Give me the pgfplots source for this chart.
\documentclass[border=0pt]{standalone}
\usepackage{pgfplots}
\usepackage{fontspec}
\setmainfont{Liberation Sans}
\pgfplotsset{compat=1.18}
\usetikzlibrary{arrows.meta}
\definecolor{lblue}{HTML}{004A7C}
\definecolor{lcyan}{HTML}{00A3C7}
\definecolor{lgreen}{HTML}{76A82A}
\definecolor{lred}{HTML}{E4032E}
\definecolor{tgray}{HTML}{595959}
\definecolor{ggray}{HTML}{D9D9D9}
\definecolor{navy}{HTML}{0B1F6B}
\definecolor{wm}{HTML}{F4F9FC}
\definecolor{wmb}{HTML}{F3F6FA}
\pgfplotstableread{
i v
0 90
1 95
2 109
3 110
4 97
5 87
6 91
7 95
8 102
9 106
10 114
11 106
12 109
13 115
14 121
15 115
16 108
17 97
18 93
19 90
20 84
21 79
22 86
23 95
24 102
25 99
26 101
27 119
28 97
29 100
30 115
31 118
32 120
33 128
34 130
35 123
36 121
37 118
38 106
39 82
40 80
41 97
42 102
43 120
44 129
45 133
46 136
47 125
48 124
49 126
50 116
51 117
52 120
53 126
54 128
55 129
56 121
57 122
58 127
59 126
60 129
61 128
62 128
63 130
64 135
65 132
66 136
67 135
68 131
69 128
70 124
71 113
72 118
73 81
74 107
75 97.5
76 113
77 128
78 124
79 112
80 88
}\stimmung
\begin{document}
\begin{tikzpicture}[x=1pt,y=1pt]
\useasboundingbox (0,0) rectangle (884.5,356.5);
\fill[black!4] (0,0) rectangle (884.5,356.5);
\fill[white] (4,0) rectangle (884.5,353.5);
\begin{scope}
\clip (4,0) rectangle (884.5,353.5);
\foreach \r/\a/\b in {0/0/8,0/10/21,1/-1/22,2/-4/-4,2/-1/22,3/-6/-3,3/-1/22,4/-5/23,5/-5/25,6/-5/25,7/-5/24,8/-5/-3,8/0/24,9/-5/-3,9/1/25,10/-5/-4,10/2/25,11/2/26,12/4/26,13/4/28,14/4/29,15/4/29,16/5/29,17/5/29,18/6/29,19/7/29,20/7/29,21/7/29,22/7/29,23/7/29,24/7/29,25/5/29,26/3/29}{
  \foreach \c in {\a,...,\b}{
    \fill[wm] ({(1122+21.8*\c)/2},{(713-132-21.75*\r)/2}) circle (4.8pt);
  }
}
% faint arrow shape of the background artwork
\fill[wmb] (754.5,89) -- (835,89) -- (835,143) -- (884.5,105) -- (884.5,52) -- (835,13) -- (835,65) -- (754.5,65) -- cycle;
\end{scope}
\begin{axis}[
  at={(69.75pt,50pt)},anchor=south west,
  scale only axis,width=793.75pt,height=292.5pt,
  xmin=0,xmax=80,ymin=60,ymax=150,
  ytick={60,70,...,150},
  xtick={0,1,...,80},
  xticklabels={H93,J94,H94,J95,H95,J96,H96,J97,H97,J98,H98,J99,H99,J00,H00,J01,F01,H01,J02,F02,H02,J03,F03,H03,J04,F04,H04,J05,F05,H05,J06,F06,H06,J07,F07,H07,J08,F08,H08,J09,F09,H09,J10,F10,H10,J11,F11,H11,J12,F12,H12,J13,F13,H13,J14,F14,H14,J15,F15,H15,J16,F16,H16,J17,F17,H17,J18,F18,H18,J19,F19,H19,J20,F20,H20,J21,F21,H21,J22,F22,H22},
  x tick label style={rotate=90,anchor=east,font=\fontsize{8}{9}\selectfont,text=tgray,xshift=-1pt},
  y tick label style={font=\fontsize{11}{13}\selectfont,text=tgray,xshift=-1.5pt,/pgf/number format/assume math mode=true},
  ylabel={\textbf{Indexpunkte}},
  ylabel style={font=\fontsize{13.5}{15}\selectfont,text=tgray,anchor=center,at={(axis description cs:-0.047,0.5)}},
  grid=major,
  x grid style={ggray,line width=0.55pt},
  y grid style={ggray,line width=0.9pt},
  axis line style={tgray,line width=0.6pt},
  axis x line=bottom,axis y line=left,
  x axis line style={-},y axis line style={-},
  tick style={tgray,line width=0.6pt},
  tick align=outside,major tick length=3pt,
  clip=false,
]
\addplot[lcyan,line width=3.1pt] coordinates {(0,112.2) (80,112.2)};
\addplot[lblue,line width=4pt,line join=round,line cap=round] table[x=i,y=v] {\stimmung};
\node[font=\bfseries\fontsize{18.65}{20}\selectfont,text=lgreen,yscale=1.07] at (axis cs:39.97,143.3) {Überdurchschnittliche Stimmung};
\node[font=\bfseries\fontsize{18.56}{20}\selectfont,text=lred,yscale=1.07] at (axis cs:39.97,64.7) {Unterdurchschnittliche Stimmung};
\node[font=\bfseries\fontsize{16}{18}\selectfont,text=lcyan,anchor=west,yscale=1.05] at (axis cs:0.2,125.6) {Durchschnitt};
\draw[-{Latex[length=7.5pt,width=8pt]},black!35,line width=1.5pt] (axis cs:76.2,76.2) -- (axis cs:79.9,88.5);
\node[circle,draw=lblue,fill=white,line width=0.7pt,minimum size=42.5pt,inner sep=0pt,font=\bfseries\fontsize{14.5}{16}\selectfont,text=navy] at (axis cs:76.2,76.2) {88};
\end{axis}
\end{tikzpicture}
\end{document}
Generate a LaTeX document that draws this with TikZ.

++++++++++

## [Stated problem]
Report the number of lines in the entries above that include the word "this" and add nothing to it.

## [Finished answer]
2